Ellen Essman was the dominant figure at Thursday night’s Board of Education meeting at Wilton High School.

Ms. Essman, a certified public accountant as well as an actuary, presented data that showed the 2013 actual enrollment in Wilton public schools to be slightly higher than originally projected. Actual enrollment for 2013 shows 4,224 students in kindergarten through 12th grade, an increase of 45 students. Ms. Essman’s report showed the same total number of K-12 students for 2014.

Ms. Essman used birth rate calculations in a report prepared by Dr. Peter Prowda in November 2008, she said in a letter to the board. Dr. Prowda is a retired state Department of Education demographer, and is  considered an expert on the topic.

A review of the data shows a downward trend over the past three years, with 4,262 students enrolled in 2011, 4,239 enrolled in 2012 and 4,224 enrolled this year. These numbers do not include preschool and out-of-district students. When they are factored in, the number rises by about 90 students (75 pre-K and 20 out-of-district students).

Fifth grade is the largest class this year, with 371 students. Eighth grade is right behind that, with 369.

The projections stretch out to 2021, when it appears that 3,774 students will be in the school district, although these numbers are not intended to be accurate beyond one year.

In her notes, Ms. Essman said there were several variables that would impact enrollment. These include housing, birth rate, preferences of public versus private schools, and economic conditions, among others.

The toughest prediction, she said, is the birth rate, especially for years where children are not yet born, specifically from 2018 to 2021.

“If Dr. Prowda guesses too high,” she said, “our projections will be too high.”

Staying in the present, there are 1,313 students in Wilton High School, with 293 seniors. That number will jump to 326, with a total high school population of 1,373 projected for 2014.

After that, the suggestion is that enrollment will drop annually, with the stated mitigating factors needing to be taken into account.

Ms. Essman did say that historical change is taken into account, and that past trends will continue.

“It is important to note that the projections are most likely to be solid for the grades that are already in school,” she said.
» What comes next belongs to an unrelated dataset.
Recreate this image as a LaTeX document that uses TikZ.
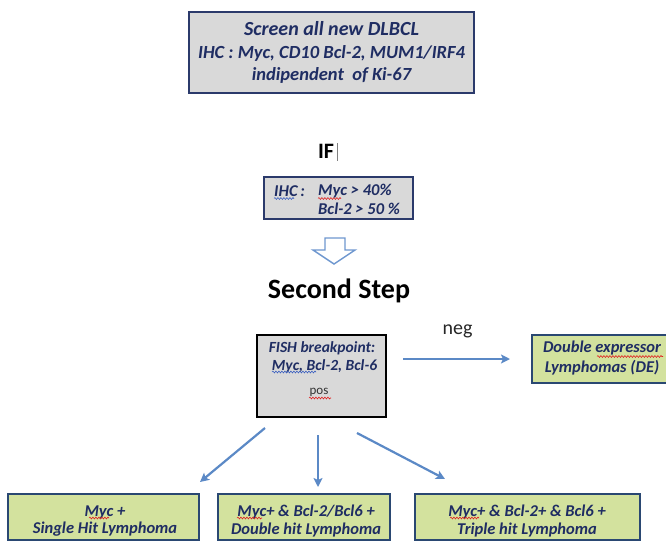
\documentclass[tikz,border=0pt]{standalone}
\usepackage{fontspec}
\setmainfont{Carlito}
\usetikzlibrary{arrows.meta,decorations.pathmorphing}
\definecolor{txtnavy}{HTML}{1F2D63}
\definecolor{boxnavy}{HTML}{2B3A6B}
\definecolor{boxgray}{HTML}{D9D9D9}
\definecolor{boxgreen}{HTML}{D3E29E}
\definecolor{greenedge}{HTML}{2A4872}
\definecolor{arrblue}{HTML}{5B89C6}
\definecolor{hollowblue}{HTML}{6E97CF}
\definecolor{spellred}{HTML}{E02020}
\definecolor{spellblue}{HTML}{3A5FC0}
\tikzset{
  graybox/.style={draw, fill=boxgray, inner sep=0pt, align=center, text=txtnavy},
  greenbox/.style={draw=greenedge, fill=boxgreen, line width=2pt, inner sep=0pt},
  greentext/.style={inner sep=0pt, align=center, text=txtnavy,
    font=\bfseries\itshape\fontsize{16.5}{17.5}\selectfont},
  itxt/.style={inner sep=0pt, text=txtnavy, font=\bfseries\itshape\fontsize{16.5}{18}\selectfont},
  flowarrow/.style={draw=arrblue, line width=2.2pt, -{Stealth[length=9pt,width=9pt,inset=2pt]}},
  redwave/.style={draw=spellred, line width=0.6pt, decorate, decoration={snake, segment length=3pt, amplitude=0.9pt}},
  bluewave/.style={draw=spellblue, line width=0.6pt, decorate, decoration={snake, segment length=3pt, amplitude=0.9pt}}
}
\begin{document}
\begin{tikzpicture}[x=1pt,y=-1pt]
\useasboundingbox (0,0) rectangle (666,541);

% top box
\node[graybox, draw=boxnavy, line width=2.4pt, minimum width=285pt, minimum height=81pt,
  font=\bfseries\itshape\fontsize{18.5}{22.5}\selectfont] (screen) at (331.5,52.5)
  {{\fontsize{20}{22.5}\selectfont Screen all new DLBCL}\\IHC : Myc, CD10 Bcl-2, MUM1/IRF4\\indipendent\ \ of Ki-67};

% IF
\node[inner sep=0pt, font=\bfseries\fontsize{22}{24}\selectfont] (iftxt) at (326,151.5) {IF};
\coordinate (cur1) at (337,143);
\coordinate (cur2) at (337,161);
\draw[gray, line width=0.8pt] (cur1) -- (cur2);

% IHC box
\node[graybox, draw=boxnavy, line width=1.6pt, minimum width=149pt, minimum height=42pt] (ihcbox) at (338.5,198) {};
\node[itxt, anchor=west] (ihclab) at (274,191) {IHC\,:};
\node[itxt, anchor=west] (ihc1) at (318,191) {Myc > 40\%};
\node[itxt, anchor=west] (ihc2) at (318,209) {Bcl-2 > 50 \%};
\coordinate (w1a) at (274,198.5); \coordinate (w1b) at (294,198.5);
\draw[bluewave] (w1a) -- (w1b);
\coordinate (w2a) at (318,198.5); \coordinate (w2b) at (341,198.5);
\draw[redwave] (w2a) -- (w2b);

% hollow arrow
\draw[draw=hollowblue, fill=white, line width=1.4pt, line join=miter]
  (325,238) -- (345,238) -- (345,250) -- (355,250) -- (334,264) -- (313,250) -- (325,250) -- cycle;

% Second Step
\node[inner sep=0pt, font=\bfseries\fontsize{28}{30}\selectfont] (second) at (339,291) {Second Step};

% FISH box
\node[graybox, draw=black, line width=1.5pt, minimum width=129pt, minimum height=82pt] (fish) at (321.5,376) {};
\node[itxt, font=\bfseries\itshape\fontsize{15.5}{17}\selectfont] (fish1) at (322,348) {FISH breakpoint:};
\node[itxt, font=\bfseries\itshape\fontsize{15.5}{17}\selectfont] (fish2) at (324.5,366) {Myc, Bcl-2, Bcl-6};
\node[inner sep=0pt, text=black!80, font=\fontsize{13}{15}\selectfont] (pos) at (319,392) {pos};
\coordinate (w3a) at (272,372); \coordinate (w3b) at (316,372);
\draw[bluewave] (w3a) -- (w3b);
\coordinate (w4a) at (309,398); \coordinate (w4b) at (331,398);
\draw[redwave] (w4a) -- (w4b);

% neg arrow and DE box
\node[inner sep=0pt, text=black!85, font=\fontsize{20}{22}\selectfont] (neg) at (457.5,331) {neg};
\node[greenbox, minimum width=138pt, minimum height=48pt] (de) at (601,359) {};
\node[greentext, font=\bfseries\itshape\fontsize{16.5}{20}\selectfont] (detxt) at (602,358) {Double expressor\\Lymphomas (DE)};
\coordinate (ns) at (403,359);
\coordinate (ne) at (510,359);
\draw[flowarrow] (ns) -- (ne);
\coordinate (w5a) at (597,356.5); \coordinate (w5b) at (663,356.5);
\draw[redwave] (w5a) -- (w5b);

% bottom boxes
\node[greenbox, minimum width=191pt, minimum height=46pt] (single) at (103.5,517) {};
\node[greenbox, minimum width=172pt, minimum height=46pt] (double) at (304,517) {};
\node[greenbox, minimum width=225pt, minimum height=46pt] (triple) at (527.5,517) {};
\node[greentext] (singletxt) at (105,521) {Myc +\\Single Hit Lymphoma};
\node[greentext] (doubletxt) at (306,521) {Myc+ \& Bcl-2/Bcl6 +\\Double hit Lymphoma};
\node[greentext] (tripletxt) at (527,521) {Myc+ \& Bcl-2+ \& Bcl6 +\\Triple hit Lymphoma};

\coordinate (w6a) at (89,518); \coordinate (w6b) at (109,518);
\draw[redwave] (w6a) -- (w6b);
\coordinate (w7a) at (237,518); \coordinate (w7b) at (262,518);
\draw[redwave] (w7a) -- (w7b);
\coordinate (w8a) at (450,518); \coordinate (w8b) at (479,518);
\draw[redwave] (w8a) -- (w8b);

% bottom arrows
\coordinate (a1s) at (265,428); \coordinate (a1e) at (200,482);
\coordinate (a2s) at (318,435); \coordinate (a2e) at (318,487);
\coordinate (a3s) at (357,433); \coordinate (a3e) at (445,479);
\draw[flowarrow] (a1s) -- (a1e);
\draw[flowarrow] (a2s) -- (a2e);
\draw[flowarrow] (a3s) -- (a3e);
\end{tikzpicture}
\end{document}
She also indicated that Dr. Prowda has not prepared a report since 2008 and thus, beginning with 2019, she used the projections from the state.
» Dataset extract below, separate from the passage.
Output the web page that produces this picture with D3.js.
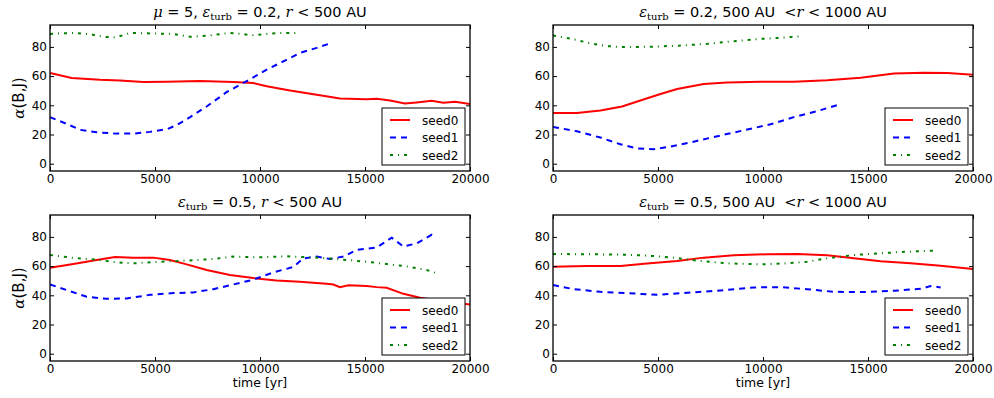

Board member Gilmore Bray questioned if the Dr. Prowda methodology was still accurate, and if it was time to review it.

“There are other enrollment professionals out there,” Ms. Essman said.

“It’s been five years, and I personally don’t feel the outer years are correct,” Mr. Bray said. “I just think they’re incorrect.”

“I think you should look at them,” Ms. Essman said.

SAT scores

Dr. Charles Smith, assistant superintendent, also made a presentation to the board on the topic of standardized testing, including the SAT.

Dr. Smith stressed that the scores are “only a snapshot of a student’s performance.”

“These tests do not measure the day-to-day performance of each student,” he said.

He also said that artistic, athletic, leadership, and interpersonal skills, and “the whole child,” aren’t taken into account.

The tests, however, provide some insight into a student’s strengths and weaknesses.

On a lighter note, in the introduction to the meeting, Board of Education chairman Bruce Likly smiled at the thought of an uninterrupted Halloween for students.

“I’d like to thank the weather gods,” he said as a nod to the wicked weather that had impacted celebrations over the past two years.

The next Board of Education meeting will be on Tuesday, Nov. 12, in the Wilton High School professional library.